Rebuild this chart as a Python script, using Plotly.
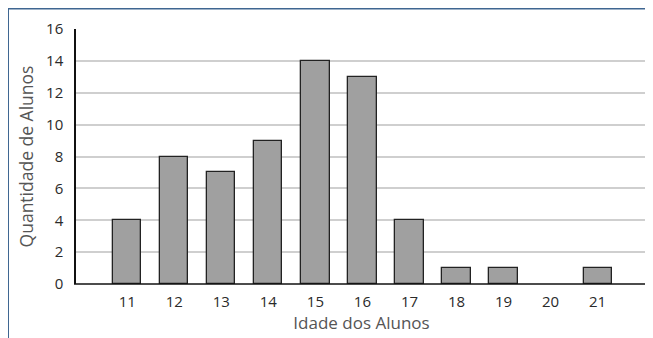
import plotly.graph_objects as go

ages = [11, 12, 13, 14, 15, 16, 17, 18, 19, 20, 21]
counts = [4, 8, 7, 9, 14, 13, 4, 1, 1, 0, 1]
y_ticks = [0, 2, 4, 6, 8, 10, 12, 14, 16]

OFF = 8  # page body margin
W, H = 653 - OFF, 338 - OFF
L, R, T, B = 76 - OFF, 6, 29 - OFF, 54
pw, ph = W - L - R, H - T - B

def px(x):
    return (x - OFF - L) / pw

def py(y):
    return (H - B - (y - OFF)) / ph

fig = go.Figure()
fig.add_trace(go.Bar(
    x=ages, y=counts, width=0.6,
    marker=dict(color="#a0a0a0",
                line=dict(color="#222222", width=[1.3 if c > 0 else 0 for c in counts])),
))

tfont = "'Open Sans', Lato, sans-serif"
fig.update_layout(
    width=W, height=H,
    margin=dict(l=L, r=R, t=T, b=B),
    paper_bgcolor="white", plot_bgcolor="white",
    showlegend=False,
    bargap=0,
    xaxis=dict(
        range=[9.91, 22.05], tickmode="array", tickvals=ages,
        ticktext=[str(a) for a in ages],
        showgrid=False, zeroline=False, showline=False,
        ticks="outside", ticklen=4, tickcolor="rgba(0,0,0,0)",
        tickfont=dict(family=tfont, size=15, color="#2a2a2a"),
        title=dict(text="Idade dos Alunos", font=dict(family=tfont, size=17, color="#555555"), standoff=4),
    ),
    yaxis=dict(
        range=[0, 16], tickmode="array", tickvals=y_ticks,
        showgrid=True, gridcolor="#cfcfcf", gridwidth=1.5,
        zeroline=False, showline=True, linecolor="#111111", linewidth=1.5,
        ticks="outside", ticklen=8, tickcolor="rgba(0,0,0,0)",
        tickfont=dict(family=tfont, size=15, color="#2a2a2a"),
        title=dict(text="Quantidade de Alunos", font=dict(family=tfont, size=17.5, color="#555555"), standoff=8),
    ),
    shapes=[
        dict(type="line", xref="paper", yref="paper", x0=px(74), x1=px(648), y0=0, y1=0,
             line=dict(color="#111111", width=1.5)),
        dict(type="line", xref="paper", yref="paper", x0=px(647.5), x1=px(647.5), y0=0, y1=py(277),
             line=dict(color="#111111", width=1.5)),
        dict(type="line", xref="paper", yref="paper", x0=px(7), x1=px(653), y0=py(8.5), y1=py(8.5),
             line=dict(color="#3f6691", width=2)),
        dict(type="line", xref="paper", yref="paper", x0=px(8), x1=px(8), y0=py(8), y1=py(338),
             line=dict(color="#3f6691", width=2)),
    ],
)

fig.write_html("out.html")
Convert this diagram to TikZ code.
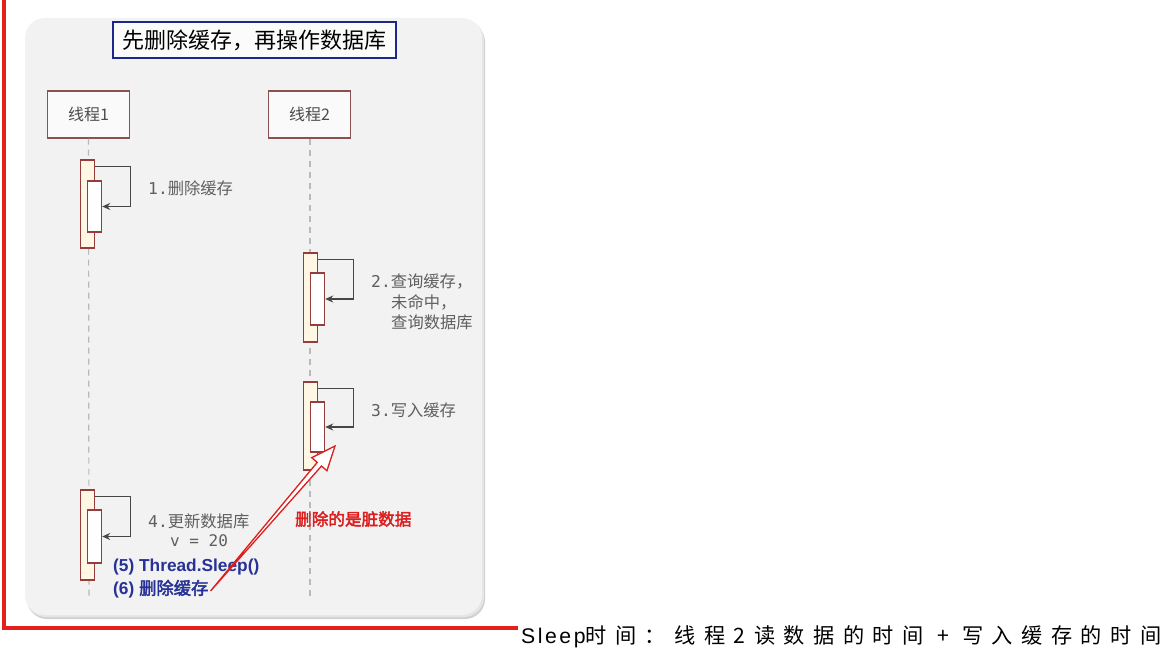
════
Request: Output the entries above exactly, without their pictures.

Task solution:
Rebuild this chart as a Python script, using Plotly.
import plotly.graph_objects as go

ages = [11, 12, 13, 14, 15, 16, 17, 18, 19, 20, 21]
counts = [4, 8, 7, 9, 14, 13, 4, 1, 1, 0, 1]
y_ticks = [0, 2, 4, 6, 8, 10, 12, 14, 16]

OFF = 8  # page body margin
W, H = 653 - OFF, 338 - OFF
L, R, T, B = 76 - OFF, 6, 29 - OFF, 54
pw, ph = W - L - R, H - T - B

def px(x):
    return (x - OFF - L) / pw

def py(y):
    return (H - B - (y - OFF)) / ph

fig = go.Figure()
fig.add_trace(go.Bar(
    x=ages, y=counts, width=0.6,
    marker=dict(color="#a0a0a0",
                line=dict(color="#222222", width=[1.3 if c > 0 else 0 for c in counts])),
))

tfont = "'Open Sans', Lato, sans-serif"
fig.update_layout(
    width=W, height=H,
    margin=dict(l=L, r=R, t=T, b=B),
    paper_bgcolor="white", plot_bgcolor="white",
    showlegend=False,
    bargap=0,
    xaxis=dict(
        range=[9.91, 22.05], tickmode="array", tickvals=ages,
        ticktext=[str(a) for a in ages],
        showgrid=False, zeroline=False, showline=False,
        ticks="outside", ticklen=4, tickcolor="rgba(0,0,0,0)",
        tickfont=dict(family=tfont, size=15, color="#2a2a2a"),
        title=dict(text="Idade dos Alunos", font=dict(family=tfont, size=17, color="#555555"), standoff=4),
    ),
    yaxis=dict(
        range=[0, 16], tickmode="array", tickvals=y_ticks,
        showgrid=True, gridcolor="#cfcfcf", gridwidth=1.5,
        zeroline=False, showline=True, linecolor="#111111", linewidth=1.5,
        ticks="outside", ticklen=8, tickcolor="rgba(0,0,0,0)",
        tickfont=dict(family=tfont, size=15, color="#2a2a2a"),
        title=dict(text="Quantidade de Alunos", font=dict(family=tfont, size=17.5, color="#555555"), standoff=8),
    ),
    shapes=[
        dict(type="line", xref="paper", yref="paper", x0=px(74), x1=px(648), y0=0, y1=0,
             line=dict(color="#111111", width=1.5)),
        dict(type="line", xref="paper", yref="paper", x0=px(647.5), x1=px(647.5), y0=0, y1=py(277),
             line=dict(color="#111111", width=1.5)),
        dict(type="line", xref="paper", yref="paper", x0=px(7), x1=px(653), y0=py(8.5), y1=py(8.5),
             line=dict(color="#3f6691", width=2)),
        dict(type="line", xref="paper", yref="paper", x0=px(8), x1=px(8), y0=py(8), y1=py(338),
             line=dict(color="#3f6691", width=2)),
    ],
)

fig.write_html("out.html")
Convert this diagram to TikZ code.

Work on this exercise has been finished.